Whereas in the previous notebook we explicitly referred to `.weights` and `.bias`, this is not an generalizable approach. Instead, we rely on PyTorch's infrastructure to register relevant weights so that they can be retrieved with `.parameters()`, and then retrieve them for learning.

In [1]:
from fastai.vision.all import *


In [2]:
class MLP(nn.Module):
    def __init__(self, n_in, nh, n_out):
        super().__init__()
        self.l1 = nn.Linear(n_in, nh)
        self.l2 = nn.Linear(nh, n_out)
        self.relu = nn.ReLU()
        
    def forward(self, x):
        return self.l2(self.relu(self.l1(x)))



In [3]:
pickle_path = URLs.path('mnist_png')/'mnist_png.pkl'
path = untar_data(URLs.MNIST)/'training'

if not pickle_path.exists():
    pickle_path.parent.mkdir(parents=True, exist_ok=True)
    ds = DataBlock(
        blocks = (ImageBlock(PILImageBW), CategoryBlock),
        get_items = get_image_files,
        get_y = parent_label,
        splitter = RandomSplitter(1/6, seed=0)
    ).datasets(path)

    xs, ys = zip(*ds.train, *ds.valid)
    xs = np.stack(L(map(lambda x: np.array(x, dtype=np.float32).reshape(-1), xs))) / 255.
    ys = np.array(ys, dtype=np.int64)

    x_train, x_valid = xs[:len(ds.train)], xs[len(ds.train):]
    y_train, y_valid = ys[:len(ds.train)], ys[len(ds.train):]

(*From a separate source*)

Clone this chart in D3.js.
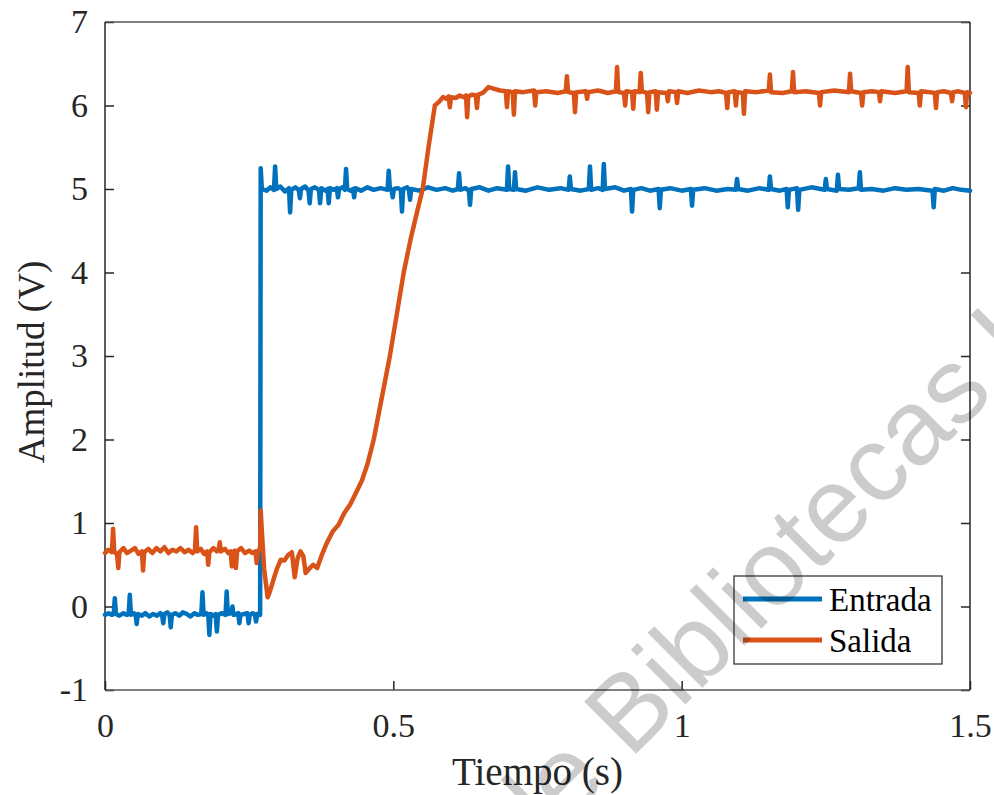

    save_pickle(pickle_path, [x_train, y_train, x_valid, y_valid])

    del ds, xs, ys, x_train, y_train, x_valid, y_valid

x_train, y_train, x_valid, y_valid = map(tensor, load_pickle(pickle_path))


In [4]:
class Model(nn.Module):
    def __init__(self, n_in, nh, n_out):
        super().__init__()
        self.layers = [nn.Linear(n_in, nh), nn.ReLU(), nn.Linear(nh, n_out)]
        
    def __call__(self, x):
        for l in self.layers:
            x = l(x)
        return x


In [5]:
n, m = x_train.shape
c = y_train.max() + 1
nh = 50

bs = 50                # batch size

lr = 0.5   # learning rate
epochs = 3 # how many epochs to train for


In [6]:
model = MLP(m, nh, 10)
model.l1, model


(Linear(in_features=784, out_features=50, bias=True),
 MLP(
   (l1): Linear(in_features=784, out_features=50, bias=True)
   (l2): Linear(in_features=50, out_features=10, bias=True)
   (relu): ReLU()
 ))

In [7]:
for name, l in model.named_children():
    print(f"{name}: {l}")


l1: Linear(in_features=784, out_features=50, bias=True)
l2: Linear(in_features=50, out_features=10, bias=True)
relu: ReLU()


In [8]:
for p in model.parameters():
    print(p.shape)


torch.Size([50, 784])
torch.Size([50])
torch.Size([10, 50])
torch.Size([10])


In [9]:
loss_func = F.cross_entropy
def accuracy(out, yb):
    return (out.argmax(dim=1) == yb).float().mean()
def report(loss, preds, yb):
    print(f'{loss:.2f}, {accuracy(preds, yb):.2f}')


In [10]:
def fit():
    for epoch in range(epochs):
        for i in range(0, n, bs):
            s = slice(i, min(n,i+bs))
            xb,yb = x_train[s],y_train[s]
            preds = model(xb)
            loss = loss_func(preds, yb)
            loss.backward()
            with torch.no_grad():
                for p in model.parameters(): p -= p.grad * lr
                model.zero_grad()
        report(loss, preds, yb)


In [11]:
fit()

0.22, 0.94
0.17, 0.96
0.10, 0.98